What is your advice for applying for the Coro program?
[HAWK] I would just apply. Get a good recommendation from one of your great professors and talk about some of the things you've been doing. I think you want to also emphasize what you are currently doing and what you aim to do, making a commitment to public life in some way. But, short of that, being vulnerable and saying, “I don’t know what I want to do, but I know I’m passionate about public affairs generally, and I’d like to get more specific.” would be the way that I might think about framing it.
[HAMACHER] I think the best thing about Coro is that the whole goal is for you to learn things you don't already know. So I think it's okay in your application if you think about what you're hoping to get from Coro being like: "I don't know what I want to do for my life, and maybe this can help me figure it out.”
For 50 years, the nonpartisan Coro Fellows Program in Public Affairs has equipped emerging civic leaders in St.

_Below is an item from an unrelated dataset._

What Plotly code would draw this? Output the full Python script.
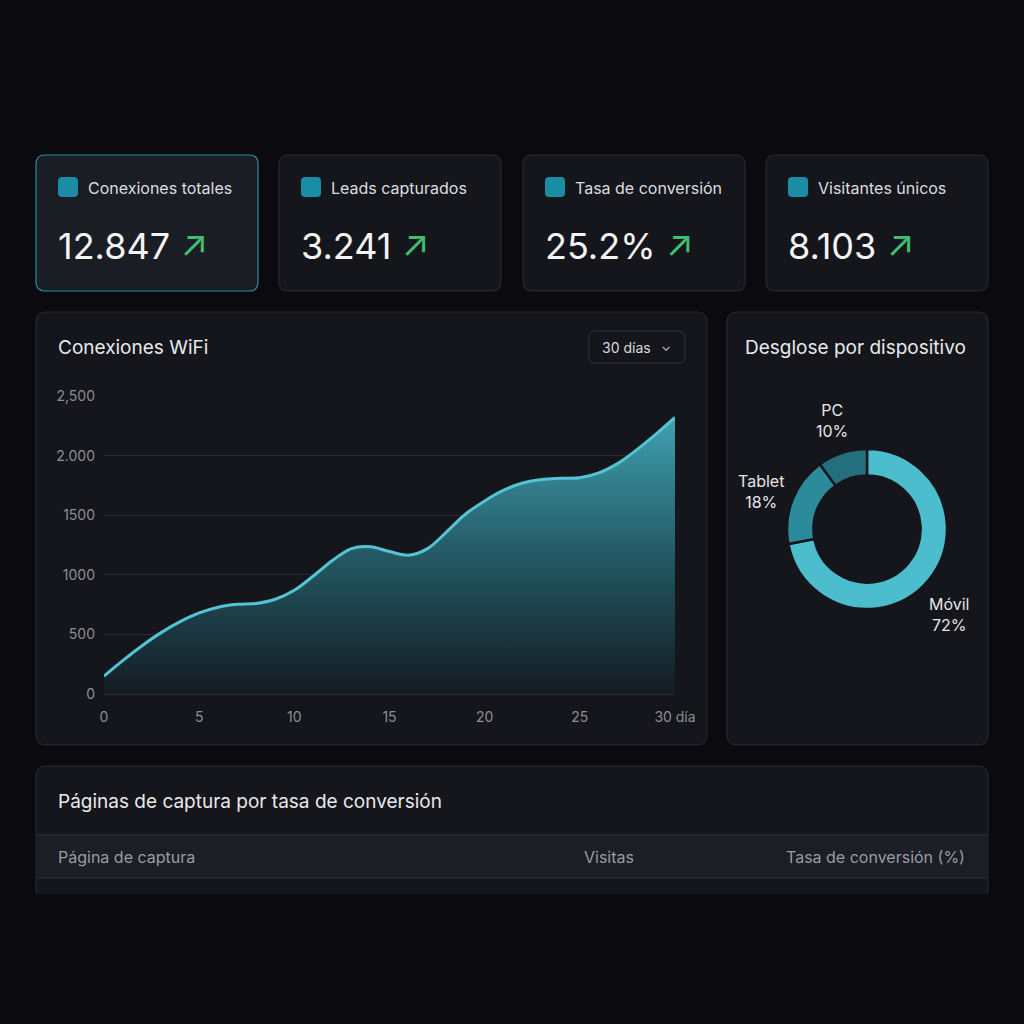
import math
import plotly.graph_objects as go

# ---------------- data ----------------
kpi_labels = ["Conexiones totales", "Leads capturados", "Tasa de conversión", "Visitantes únicos"]
kpi_values = ["12.847", "3.241", "25.2%", "8.103"]

days = list(range(0, 31))
connections = [150, 282, 405, 515, 607, 680, 728, 752, 760, 795,
               870, 990, 1120, 1220, 1235, 1195, 1165, 1220, 1360, 1510,
               1620, 1710, 1770, 1800, 1810, 1815, 1855, 1935, 2050, 2180, 2320]
y_tickvals = [0, 500, 1000, 1500, 2000, 2500]
y_ticktext = ["0", "500", "1000", "1500", "2.000", "2,500"]
x_tickvals = [0, 5, 10, 15, 20, 25, 30]
x_ticktext = ["0", "5", "10", "15", "20", "25", "30 día"]

devices = ["Móvil", "Tablet", "PC"]
device_share = [72, 18, 10]

table_headers = ["Página de captura", "Visitas", "Tasa de conversión (%)"]

# ---------------- style ----------------
W = H = 1024
BG = "#0b0b0f"
CARD = "#15161b"
BORDER = "#2a2c33"
TEXT = "#e8e9ec"
MUTED = "#8b8e96"
TEAL_ICON = "#1a8ca3"
FONT = "Inter, 'Noto Sans', 'DejaVu Sans', sans-serif"


def px(x):
    return x / W


def py(y):
    return 1 - y / H


def rrect(x0, y0, x1, y1, r):
    X0, X1 = px(x0), px(x1)
    pts = [
        f"M {px(x0 + r)},{py(y0)}",
        f"L {px(x1 - r)},{py(y0)}",
        f"Q {X1},{py(y0)} {X1},{py(y0 + r)}",
        f"L {X1},{py(y1 - r)}",
        f"Q {X1},{py(y1)} {px(x1 - r)},{py(y1)}",
        f"L {px(x0 + r)},{py(y1)}",
        f"Q {X0},{py(y1)} {X0},{py(y1 - r)}",
        f"L {X0},{py(y0 + r)}",
        f"Q {X0},{py(y0)} {px(x0 + r)},{py(y0)}",
        "Z",
    ]
    return " ".join(pts)


shapes = []
annotations = []


def card(x0, y0, x1, y1, r=9, fill=CARD, line=BORDER, lw=1):
    shapes.append(dict(type="path", xref="paper", yref="paper", path=rrect(x0, y0, x1, y1, r),
                       fillcolor=fill, line=dict(color=line, width=lw), layer="below"))


def text(x, y, s, size=16, color=TEXT, xanchor="left", yanchor="middle"):
    annotations.append(dict(x=px(x), y=py(y), xref="paper", yref="paper", text=s, showarrow=False,
                            xanchor=xanchor, yanchor=yanchor,
                            font=dict(size=size, color=color, family=FONT)))


# KPI cards
card_x = [36, 279, 523, 766]
for i, (lab, val) in enumerate(zip(kpi_labels, kpi_values)):
    x0 = card_x[i]
    if i == 0:
        card(x0, 155, x0 + 222, 291, fill="#1a1d23", line="#2b8d9b", lw=1.2)
    else:
        card(x0, 155, x0 + 222, 291)
    shapes.append(dict(type="path", xref="paper", yref="paper",
                       path=rrect(x0 + 22, 177, x0 + 42, 197, 4),
                       fillcolor=TEAL_ICON, line=dict(width=0)))
    text(x0 + 50, 188, lab, size=16, color="#dcdde0")
    text(x0 + 20, 246, f"{val} <span style='color:#3fbf6f'>↗</span>", size=36, color="#f4f4f6")

# Panels
card(36, 312, 707, 745, r=10)
card(727, 312, 988, 745, r=10)
card(36, 766, 988, 900, r=10)

text(56, 347, "Conexiones WiFi", size=19)
shapes.append(dict(type="path", xref="paper", yref="paper", path=rrect(589, 331, 685, 363, 6),
                   fillcolor=CARD, line=dict(color="#34363d", width=1)))
text(600, 347, "30 días", size=14, color="#d9dadd")
text(666, 346, "⌄", size=13, color="#b9bbc0", xanchor="center")

text(855, 347, "Desglose por dispositivo", size=19, xanchor="center")

text(56, 801, "Páginas de captura por tasa de conversión", size=19)
shapes.append(dict(type="rect", xref="paper", yref="paper", x0=px(36.5), x1=px(987.5), y0=py(878), y1=py(835),
                   fillcolor="#1b1e25", line=dict(width=0), layer="below"))
shapes.append(dict(type="line", xref="paper", yref="paper", x0=px(36.5), x1=px(987.5), y0=py(835), y1=py(835),
                   line=dict(color="#2e3138", width=1)))
shapes.append(dict(type="line", xref="paper", yref="paper", x0=px(36.5), x1=px(987.5), y0=py(878), y1=py(878),
                   line=dict(color="#2e3138", width=1)))
hdr_x = [(56, "left"), (636, "right"), (967, "right")]
for (hx, anc), h in zip(hdr_x, table_headers):
    text(hx, 857, h, size=16, color="#9a9ca3", xanchor=anc)

# cut-off bottom of page
shapes.append(dict(type="rect", xref="paper", yref="paper", x0=0, x1=1, y0=0, y1=py(894),
                   fillcolor=BG, line=dict(width=0), layer="above"))

# ---------------- traces ----------------
fig = go.Figure()
fig.add_trace(go.Scatter(
    x=days, y=connections, mode="lines",
    line=dict(color="#52c4d3", width=3, shape="spline", smoothing=1.0),
    fill="tozeroy",
    fillgradient=dict(type="vertical", start=0, stop=max(connections),
                      colorscale=[[0, "rgba(20,27,34,0.95)"], [0.5, "rgba(36,92,104,0.95)"],
                                  [1, "rgba(66,168,184,0.95)"]]),
    hoverinfo="skip", showlegend=False,
))

# donut
cx, cy, R = 867, 529, 80
fig.add_trace(go.Pie(
    labels=devices, values=device_share, hole=0.67, sort=False, direction="clockwise", rotation=0,
    marker=dict(colors=["#4bbdcc", "#2b8b9b", "#246f7d"], line=dict(color=CARD, width=2.5)),
    textinfo="none", hoverinfo="skip", showlegend=False,
    domain=dict(x=[px(cx - R), px(cx + R)], y=[py(cy + R), py(cy - R)]),
))
label_nudge = {"Móvil": (-6, 13), "Tablet": (0, 4), "PC": (0, 0)}
total = sum(device_share)
cum = 0
for lab, v in zip(devices, device_share):
    mid = 2 * math.pi * (cum + v / 2) / total
    cum += v
    r_lab = 114
    dx, dy = label_nudge[lab]
    lx = cx + r_lab * math.sin(mid) + dx
    ly = cy - r_lab * math.cos(mid) + dy
    text(lx, ly, f"{lab}<br>{v}%", size=16, color="#e4e5e8", xanchor="center")

fig.update_layout(
    width=W, height=H, autosize=False,
    margin=dict(l=0, r=0, t=0, b=0, pad=0, autoexpand=False),
    showlegend=False,
    paper_bgcolor=BG, plot_bgcolor="rgba(0,0,0,0)",
    font=dict(family=FONT, color=MUTED),
    shapes=shapes, annotations=annotations,
    xaxis=dict(domain=[px(104), px(675)], range=[0, 30], tickvals=x_tickvals, ticktext=x_ticktext,
               showgrid=False, zeroline=False, showline=False, ticks="", automargin=False,
               tickfont=dict(size=14, color=MUTED), ticklabelstandoff=13, fixedrange=True),
    yaxis=dict(domain=[py(694), py(396)], range=[0, 2500], tickvals=y_tickvals, ticktext=y_ticktext,
               showgrid=True, gridcolor="#2a2c33", gridwidth=1, zeroline=True, zerolinecolor="#2e3037",
               zerolinewidth=1, showline=False, ticks="", tickfont=dict(size=14, color=MUTED), automargin=False,
               ticklabelstandoff=8, fixedrange=True),
)

fig.write_html("out.html", config={"displayModeBar": False},
               post_script="document.body.style.margin='0';document.body.style.overflow='hidden';")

Louis to better understand how decisions are made, how complex policies are shaped, and how to influence meaningful change.
Up to twelve Fellows are selected each year to participate in St. Louis’ program from a highly competitive national applicant pool for the nine month, full-time, graduate-level leadership training program. Throughout their program year, Fellows have rich interactions with private, public, and nonprofit decision-makers while immersed in intentionally ambiguous and stimulating environments designed to support their growth and development in a collaborative, peer-to-peer learning space.